WRITTEN PROBLEM
From the first line of the data below through the line bearing "tools and assets\\optimized", reproduce each line exactly; do not include pictures.

MATERIAL
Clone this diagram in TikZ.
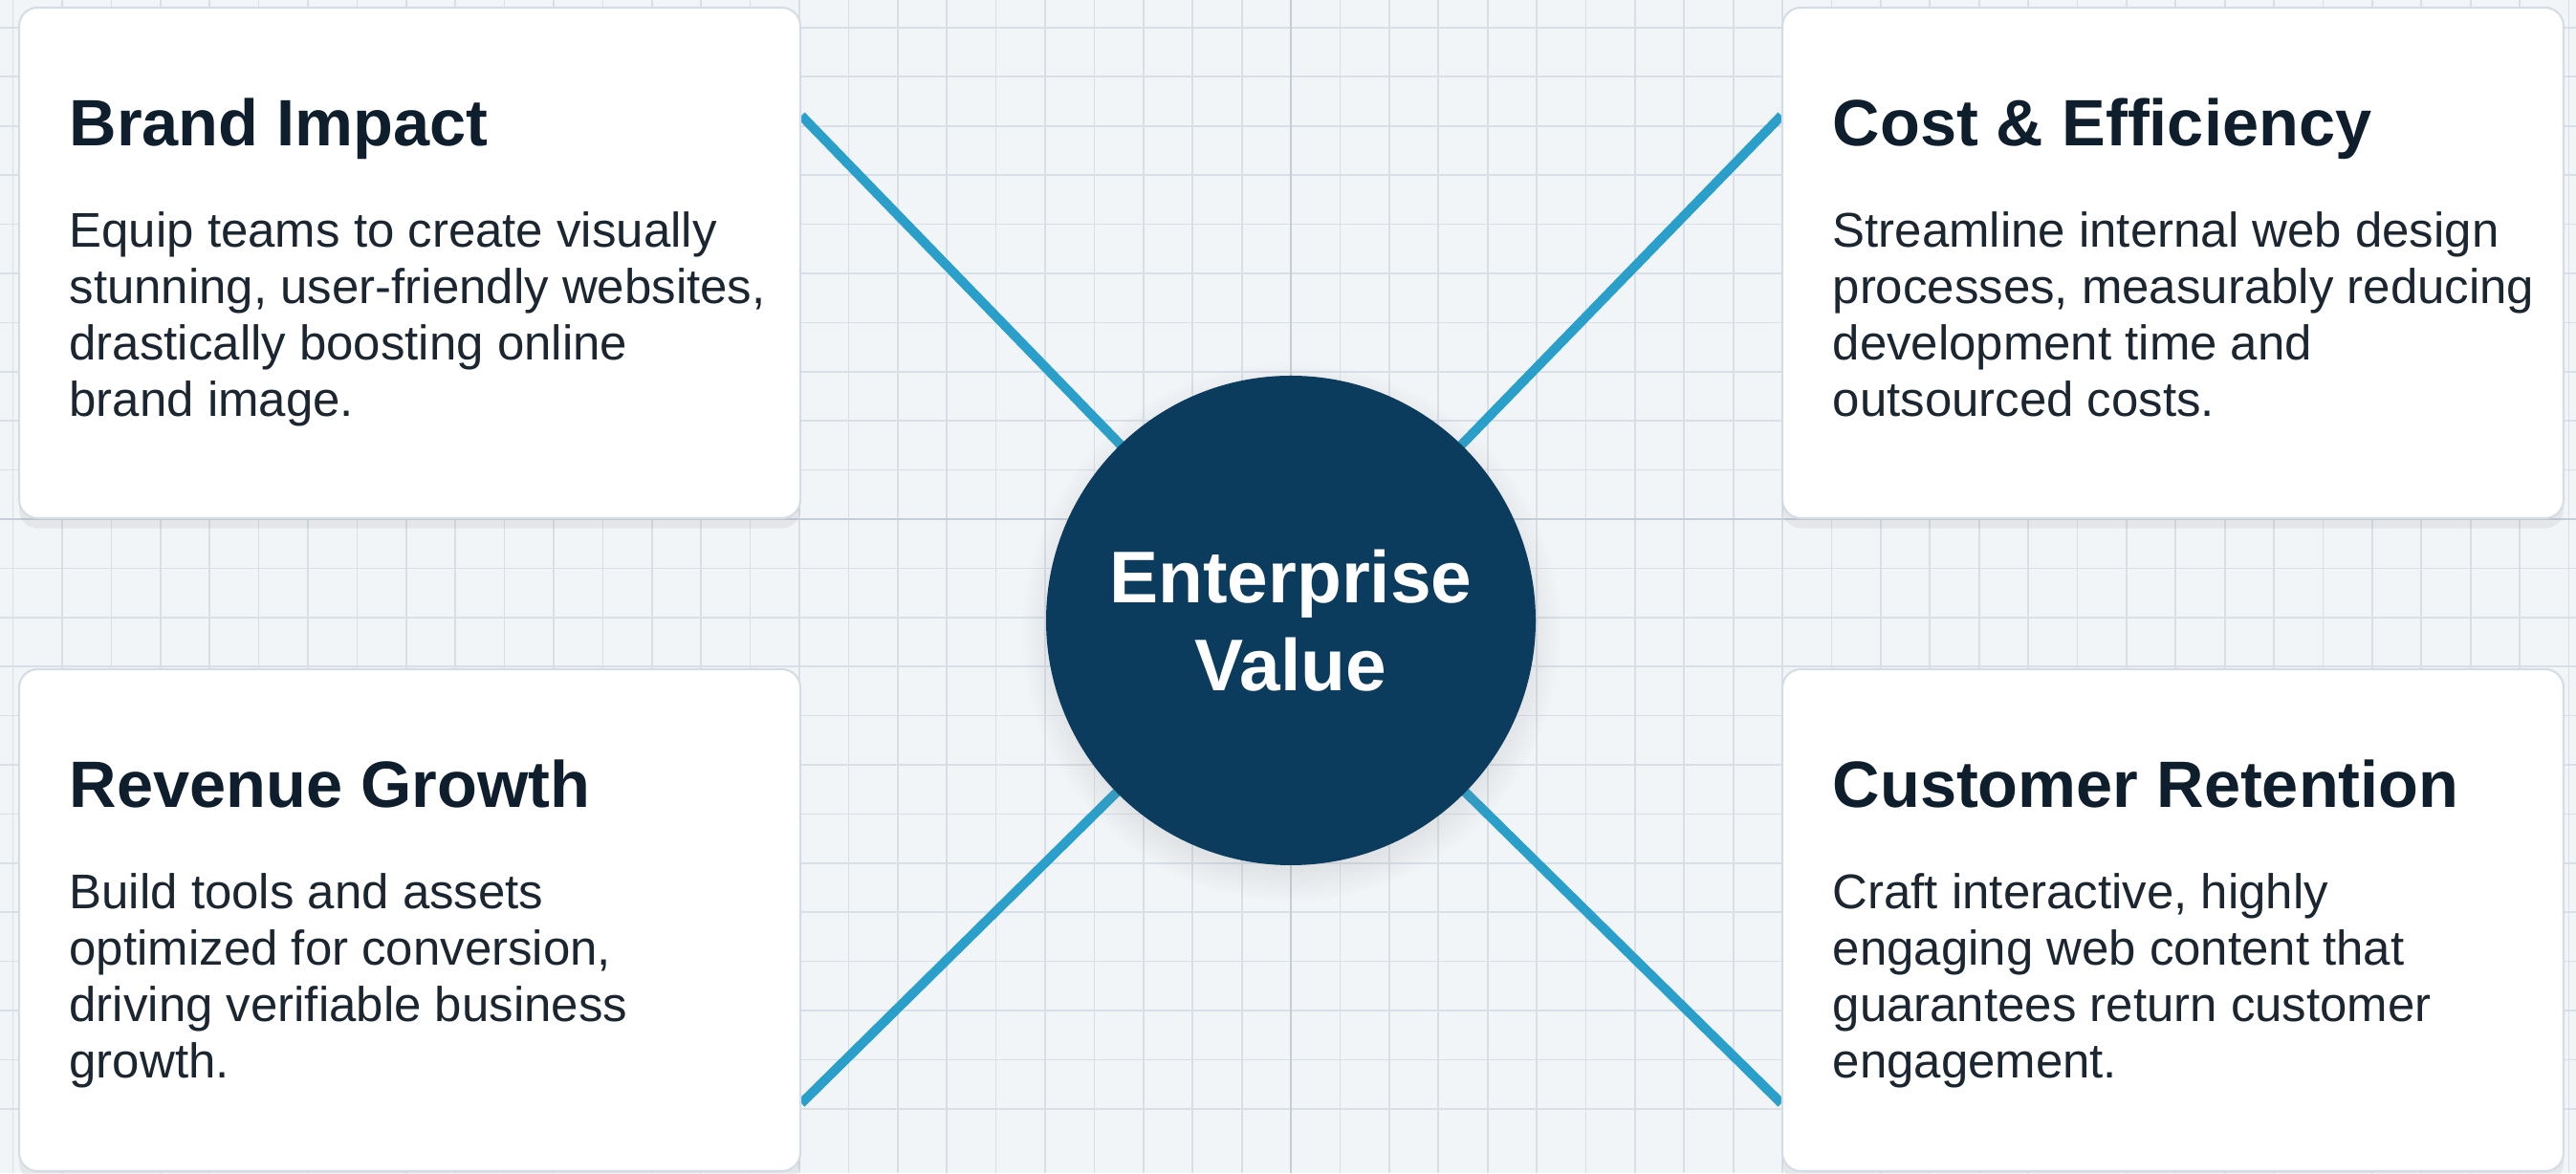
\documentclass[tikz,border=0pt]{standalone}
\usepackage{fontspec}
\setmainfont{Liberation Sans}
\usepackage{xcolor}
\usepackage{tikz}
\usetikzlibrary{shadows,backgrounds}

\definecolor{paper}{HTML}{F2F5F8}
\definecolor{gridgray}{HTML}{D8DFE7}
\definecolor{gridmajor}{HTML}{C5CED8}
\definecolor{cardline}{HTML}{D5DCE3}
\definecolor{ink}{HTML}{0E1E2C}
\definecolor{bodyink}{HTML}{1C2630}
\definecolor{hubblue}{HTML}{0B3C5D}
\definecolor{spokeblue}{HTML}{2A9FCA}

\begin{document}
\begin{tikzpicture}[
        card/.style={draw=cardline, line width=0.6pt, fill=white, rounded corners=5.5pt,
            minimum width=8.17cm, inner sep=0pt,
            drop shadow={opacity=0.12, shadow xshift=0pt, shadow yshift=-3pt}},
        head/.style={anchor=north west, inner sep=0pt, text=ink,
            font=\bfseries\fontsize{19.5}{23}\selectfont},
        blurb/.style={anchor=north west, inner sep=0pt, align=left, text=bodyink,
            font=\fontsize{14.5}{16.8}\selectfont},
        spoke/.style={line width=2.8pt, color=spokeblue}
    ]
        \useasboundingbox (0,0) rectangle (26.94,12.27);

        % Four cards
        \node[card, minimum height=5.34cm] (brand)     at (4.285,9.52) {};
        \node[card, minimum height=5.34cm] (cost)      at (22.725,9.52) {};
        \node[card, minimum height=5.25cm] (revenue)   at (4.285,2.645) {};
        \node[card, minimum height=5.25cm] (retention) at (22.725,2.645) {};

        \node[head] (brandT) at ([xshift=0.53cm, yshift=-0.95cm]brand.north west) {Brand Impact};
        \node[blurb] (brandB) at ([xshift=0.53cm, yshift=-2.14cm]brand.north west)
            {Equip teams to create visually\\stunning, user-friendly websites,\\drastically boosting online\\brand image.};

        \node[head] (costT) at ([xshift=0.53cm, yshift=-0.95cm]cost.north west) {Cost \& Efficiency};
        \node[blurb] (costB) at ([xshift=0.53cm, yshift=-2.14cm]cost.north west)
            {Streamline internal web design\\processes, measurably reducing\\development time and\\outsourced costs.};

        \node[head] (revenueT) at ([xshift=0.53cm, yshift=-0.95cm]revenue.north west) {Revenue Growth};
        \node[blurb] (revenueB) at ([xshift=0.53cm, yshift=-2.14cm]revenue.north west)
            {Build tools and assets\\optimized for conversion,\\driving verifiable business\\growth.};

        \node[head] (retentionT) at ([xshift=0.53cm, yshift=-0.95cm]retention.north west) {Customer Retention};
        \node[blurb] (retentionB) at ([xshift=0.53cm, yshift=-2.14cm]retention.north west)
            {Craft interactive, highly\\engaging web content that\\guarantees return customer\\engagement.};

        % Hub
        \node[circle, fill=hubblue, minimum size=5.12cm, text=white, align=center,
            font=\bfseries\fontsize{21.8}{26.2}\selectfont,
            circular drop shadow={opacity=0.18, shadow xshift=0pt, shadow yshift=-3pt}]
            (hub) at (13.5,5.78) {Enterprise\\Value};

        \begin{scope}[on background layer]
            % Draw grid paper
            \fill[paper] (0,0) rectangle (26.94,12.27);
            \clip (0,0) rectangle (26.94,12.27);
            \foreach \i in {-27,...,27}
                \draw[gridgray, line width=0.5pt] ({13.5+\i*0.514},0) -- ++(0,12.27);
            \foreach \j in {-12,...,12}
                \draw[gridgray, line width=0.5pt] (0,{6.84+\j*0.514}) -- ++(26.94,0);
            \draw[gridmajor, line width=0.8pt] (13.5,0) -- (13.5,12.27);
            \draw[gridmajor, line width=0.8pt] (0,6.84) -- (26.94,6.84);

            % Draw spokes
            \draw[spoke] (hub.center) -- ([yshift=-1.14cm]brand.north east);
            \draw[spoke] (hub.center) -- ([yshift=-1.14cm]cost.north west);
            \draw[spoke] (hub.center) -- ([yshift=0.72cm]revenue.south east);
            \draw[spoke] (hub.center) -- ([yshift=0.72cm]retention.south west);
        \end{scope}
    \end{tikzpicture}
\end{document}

FULL OUTPUT
Clone this diagram in TikZ.
\documentclass[tikz,border=0pt]{standalone}
\usepackage{fontspec}
\setmainfont{Liberation Sans}
\usepackage{xcolor}
\usepackage{tikz}
\usetikzlibrary{shadows,backgrounds}

\definecolor{paper}{HTML}{F2F5F8}
\definecolor{gridgray}{HTML}{D8DFE7}
\definecolor{gridmajor}{HTML}{C5CED8}
\definecolor{cardline}{HTML}{D5DCE3}
\definecolor{ink}{HTML}{0E1E2C}
\definecolor{bodyink}{HTML}{1C2630}
\definecolor{hubblue}{HTML}{0B3C5D}
\definecolor{spokeblue}{HTML}{2A9FCA}

\begin{document}
\begin{tikzpicture}[
        card/.style={draw=cardline, line width=0.6pt, fill=white, rounded corners=5.5pt,
            minimum width=8.17cm, inner sep=0pt,
            drop shadow={opacity=0.12, shadow xshift=0pt, shadow yshift=-3pt}},
        head/.style={anchor=north west, inner sep=0pt, text=ink,
            font=\bfseries\fontsize{19.5}{23}\selectfont},
        blurb/.style={anchor=north west, inner sep=0pt, align=left, text=bodyink,
            font=\fontsize{14.5}{16.8}\selectfont},
        spoke/.style={line width=2.8pt, color=spokeblue}
    ]
        \useasboundingbox (0,0) rectangle (26.94,12.27);

        % Four cards
        \node[card, minimum height=5.34cm] (brand)     at (4.285,9.52) {};
        \node[card, minimum height=5.34cm] (cost)      at (22.725,9.52) {};
        \node[card, minimum height=5.25cm] (revenue)   at (4.285,2.645) {};
        \node[card, minimum height=5.25cm] (retention) at (22.725,2.645) {};

        \node[head] (brandT) at ([xshift=0.53cm, yshift=-0.95cm]brand.north west) {Brand Impact};
        \node[blurb] (brandB) at ([xshift=0.53cm, yshift=-2.14cm]brand.north west)
            {Equip teams to create visually\\stunning, user-friendly websites,\\drastically boosting online\\brand image.};

        \node[head] (costT) at ([xshift=0.53cm, yshift=-0.95cm]cost.north west) {Cost \& Efficiency};
        \node[blurb] (costB) at ([xshift=0.53cm, yshift=-2.14cm]cost.north west)
            {Streamline internal web design\\processes, measurably reducing\\development time and\\outsourced costs.};

        \node[head] (revenueT) at ([xshift=0.53cm, yshift=-0.95cm]revenue.north west) {Revenue Growth};
        \node[blurb] (revenueB) at ([xshift=0.53cm, yshift=-2.14cm]revenue.north west)
            {Build tools and assets\\optimized for conversion,\\driving verifiable business\\growth.};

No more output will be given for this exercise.